- _Written problem_
Only the lines from the start of the data below through the line that contains "const rightYTicks = [0, 0.1, 0.2, 0.3, 0.4, 0.5];" are to be copied, exactly and without pictures.

◆ ◆ ◆ ◆ ◆

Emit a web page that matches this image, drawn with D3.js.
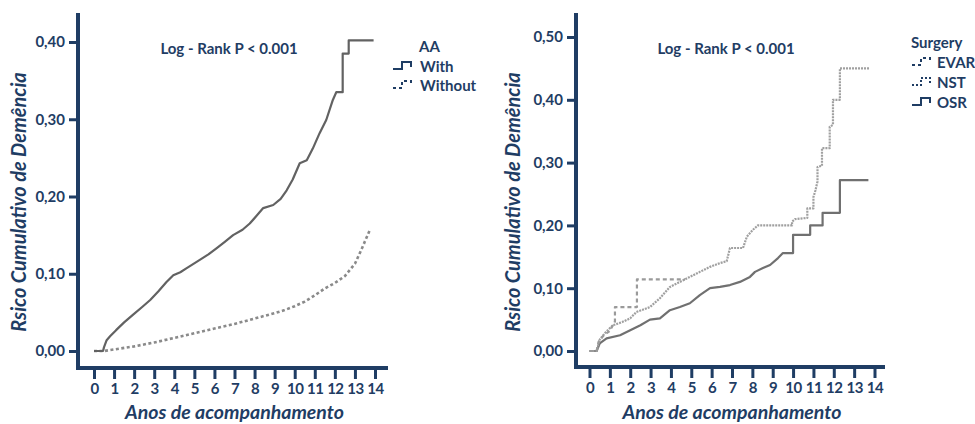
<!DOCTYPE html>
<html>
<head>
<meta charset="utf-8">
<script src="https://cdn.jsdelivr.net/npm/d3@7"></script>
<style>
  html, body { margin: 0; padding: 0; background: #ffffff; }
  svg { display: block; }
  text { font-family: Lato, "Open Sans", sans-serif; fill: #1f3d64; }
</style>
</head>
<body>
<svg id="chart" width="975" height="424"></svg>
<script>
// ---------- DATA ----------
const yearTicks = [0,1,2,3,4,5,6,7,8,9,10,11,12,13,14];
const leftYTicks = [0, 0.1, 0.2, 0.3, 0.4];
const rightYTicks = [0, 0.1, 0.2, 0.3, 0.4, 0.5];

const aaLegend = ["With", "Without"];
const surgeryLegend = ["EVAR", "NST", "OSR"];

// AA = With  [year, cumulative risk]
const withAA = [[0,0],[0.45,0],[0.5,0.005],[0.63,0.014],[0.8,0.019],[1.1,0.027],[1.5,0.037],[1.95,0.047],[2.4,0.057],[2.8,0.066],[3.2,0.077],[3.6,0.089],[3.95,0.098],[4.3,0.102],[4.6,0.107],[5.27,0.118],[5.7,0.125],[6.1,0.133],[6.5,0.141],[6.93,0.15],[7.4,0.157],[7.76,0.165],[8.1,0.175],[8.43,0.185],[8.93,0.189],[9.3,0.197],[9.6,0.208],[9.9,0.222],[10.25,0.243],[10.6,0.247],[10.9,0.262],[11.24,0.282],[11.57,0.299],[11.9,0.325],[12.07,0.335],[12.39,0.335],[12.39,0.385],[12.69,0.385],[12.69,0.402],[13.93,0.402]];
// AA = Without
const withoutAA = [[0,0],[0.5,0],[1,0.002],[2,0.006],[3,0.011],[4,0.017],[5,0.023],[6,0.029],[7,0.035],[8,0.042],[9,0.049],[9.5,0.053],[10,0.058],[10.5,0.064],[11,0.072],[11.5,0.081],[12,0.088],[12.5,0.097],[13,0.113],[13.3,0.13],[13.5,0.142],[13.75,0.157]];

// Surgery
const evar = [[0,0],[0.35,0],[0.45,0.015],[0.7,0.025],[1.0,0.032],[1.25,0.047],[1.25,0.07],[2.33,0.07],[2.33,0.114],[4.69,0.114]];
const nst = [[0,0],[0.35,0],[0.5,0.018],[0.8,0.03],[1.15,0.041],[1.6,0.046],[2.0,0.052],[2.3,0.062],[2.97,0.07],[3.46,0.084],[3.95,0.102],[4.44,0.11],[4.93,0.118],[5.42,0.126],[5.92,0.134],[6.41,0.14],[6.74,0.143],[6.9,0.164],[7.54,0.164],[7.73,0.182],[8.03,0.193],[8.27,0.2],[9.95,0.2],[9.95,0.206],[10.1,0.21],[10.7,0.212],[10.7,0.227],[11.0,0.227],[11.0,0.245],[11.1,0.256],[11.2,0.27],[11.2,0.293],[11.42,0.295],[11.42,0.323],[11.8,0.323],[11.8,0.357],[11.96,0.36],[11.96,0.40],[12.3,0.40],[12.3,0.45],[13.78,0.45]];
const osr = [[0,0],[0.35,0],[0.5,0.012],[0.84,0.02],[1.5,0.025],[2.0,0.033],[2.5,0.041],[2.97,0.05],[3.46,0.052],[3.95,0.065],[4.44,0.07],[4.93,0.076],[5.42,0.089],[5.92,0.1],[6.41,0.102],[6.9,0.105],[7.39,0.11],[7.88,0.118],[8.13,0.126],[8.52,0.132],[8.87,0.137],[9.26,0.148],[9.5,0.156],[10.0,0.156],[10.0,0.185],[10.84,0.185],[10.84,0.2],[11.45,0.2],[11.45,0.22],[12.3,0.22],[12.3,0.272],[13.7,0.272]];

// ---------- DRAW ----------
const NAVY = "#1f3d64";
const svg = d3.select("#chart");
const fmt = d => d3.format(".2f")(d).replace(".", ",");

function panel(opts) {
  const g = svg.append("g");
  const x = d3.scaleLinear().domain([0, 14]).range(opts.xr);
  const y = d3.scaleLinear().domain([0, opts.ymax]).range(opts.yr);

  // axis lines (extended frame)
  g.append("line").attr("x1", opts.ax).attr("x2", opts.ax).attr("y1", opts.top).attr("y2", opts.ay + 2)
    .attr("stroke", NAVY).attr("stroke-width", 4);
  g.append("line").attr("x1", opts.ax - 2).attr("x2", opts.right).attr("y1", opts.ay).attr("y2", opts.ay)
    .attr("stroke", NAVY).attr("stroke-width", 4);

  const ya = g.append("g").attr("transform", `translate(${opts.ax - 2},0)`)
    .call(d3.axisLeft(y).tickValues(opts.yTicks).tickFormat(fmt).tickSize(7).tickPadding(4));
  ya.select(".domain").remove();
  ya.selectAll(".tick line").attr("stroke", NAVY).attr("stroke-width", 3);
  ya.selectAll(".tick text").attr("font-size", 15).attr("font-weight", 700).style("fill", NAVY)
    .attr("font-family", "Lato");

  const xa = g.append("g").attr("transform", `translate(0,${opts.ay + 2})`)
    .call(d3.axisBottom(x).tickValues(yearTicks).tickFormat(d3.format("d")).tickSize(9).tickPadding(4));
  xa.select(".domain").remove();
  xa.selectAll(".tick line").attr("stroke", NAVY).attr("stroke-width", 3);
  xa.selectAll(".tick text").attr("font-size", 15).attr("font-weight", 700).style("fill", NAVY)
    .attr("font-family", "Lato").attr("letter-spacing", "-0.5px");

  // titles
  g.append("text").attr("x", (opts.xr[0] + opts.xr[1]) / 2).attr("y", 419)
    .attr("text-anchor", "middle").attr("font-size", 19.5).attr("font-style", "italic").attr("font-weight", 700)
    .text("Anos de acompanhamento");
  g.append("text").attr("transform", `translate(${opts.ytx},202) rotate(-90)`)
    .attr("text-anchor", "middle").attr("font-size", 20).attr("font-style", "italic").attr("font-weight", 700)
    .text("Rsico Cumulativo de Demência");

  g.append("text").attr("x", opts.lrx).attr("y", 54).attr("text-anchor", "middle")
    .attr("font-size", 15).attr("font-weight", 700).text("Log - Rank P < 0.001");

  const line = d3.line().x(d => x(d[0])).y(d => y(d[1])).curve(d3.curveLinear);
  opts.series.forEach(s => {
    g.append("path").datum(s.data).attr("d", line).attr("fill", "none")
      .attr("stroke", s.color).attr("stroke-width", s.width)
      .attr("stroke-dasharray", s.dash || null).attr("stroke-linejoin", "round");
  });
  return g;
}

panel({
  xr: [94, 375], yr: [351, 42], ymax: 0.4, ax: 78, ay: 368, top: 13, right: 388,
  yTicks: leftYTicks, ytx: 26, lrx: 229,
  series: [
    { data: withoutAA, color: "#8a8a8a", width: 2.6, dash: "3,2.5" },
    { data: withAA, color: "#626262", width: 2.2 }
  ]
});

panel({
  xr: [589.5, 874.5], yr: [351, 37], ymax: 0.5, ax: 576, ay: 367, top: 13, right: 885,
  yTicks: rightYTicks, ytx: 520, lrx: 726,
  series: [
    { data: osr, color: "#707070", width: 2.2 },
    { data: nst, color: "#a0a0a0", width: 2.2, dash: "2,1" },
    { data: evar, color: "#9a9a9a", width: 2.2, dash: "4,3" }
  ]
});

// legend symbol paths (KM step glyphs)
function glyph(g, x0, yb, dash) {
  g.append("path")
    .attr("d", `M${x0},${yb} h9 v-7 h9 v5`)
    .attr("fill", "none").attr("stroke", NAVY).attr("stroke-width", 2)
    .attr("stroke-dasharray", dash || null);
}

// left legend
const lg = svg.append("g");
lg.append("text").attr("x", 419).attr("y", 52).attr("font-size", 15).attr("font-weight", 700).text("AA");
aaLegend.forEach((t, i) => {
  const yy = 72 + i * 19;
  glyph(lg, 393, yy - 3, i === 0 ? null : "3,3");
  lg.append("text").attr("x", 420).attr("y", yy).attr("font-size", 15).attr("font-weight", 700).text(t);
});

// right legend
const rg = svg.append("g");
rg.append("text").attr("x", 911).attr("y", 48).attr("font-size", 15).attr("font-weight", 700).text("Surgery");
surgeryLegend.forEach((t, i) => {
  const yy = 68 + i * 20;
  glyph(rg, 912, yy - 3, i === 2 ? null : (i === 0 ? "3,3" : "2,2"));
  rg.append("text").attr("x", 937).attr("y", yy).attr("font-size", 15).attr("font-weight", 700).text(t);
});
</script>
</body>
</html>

◆ ◆ ◆ ◆ ◆

- _Output for this task_
Emit a web page that matches this image, drawn with D3.js.
<!DOCTYPE html>
<html>
<head>
<meta charset="utf-8">
<script src="https://cdn.jsdelivr.net/npm/d3@7"></script>
<style>
  html, body { margin: 0; padding: 0; background: #ffffff; }
  svg { display: block; }
  text { font-family: Lato, "Open Sans", sans-serif; fill: #1f3d64; }
</style>
</head>
<body>
<svg id="chart" width="975" height="424"></svg>
<script>
// ---------- DATA ----------
const yearTicks = [0,1,2,3,4,5,6,7,8,9,10,11,12,13,14];
const leftYTicks = [0, 0.1, 0.2, 0.3, 0.4];
const rightYTicks = [0, 0.1, 0.2, 0.3, 0.4, 0.5];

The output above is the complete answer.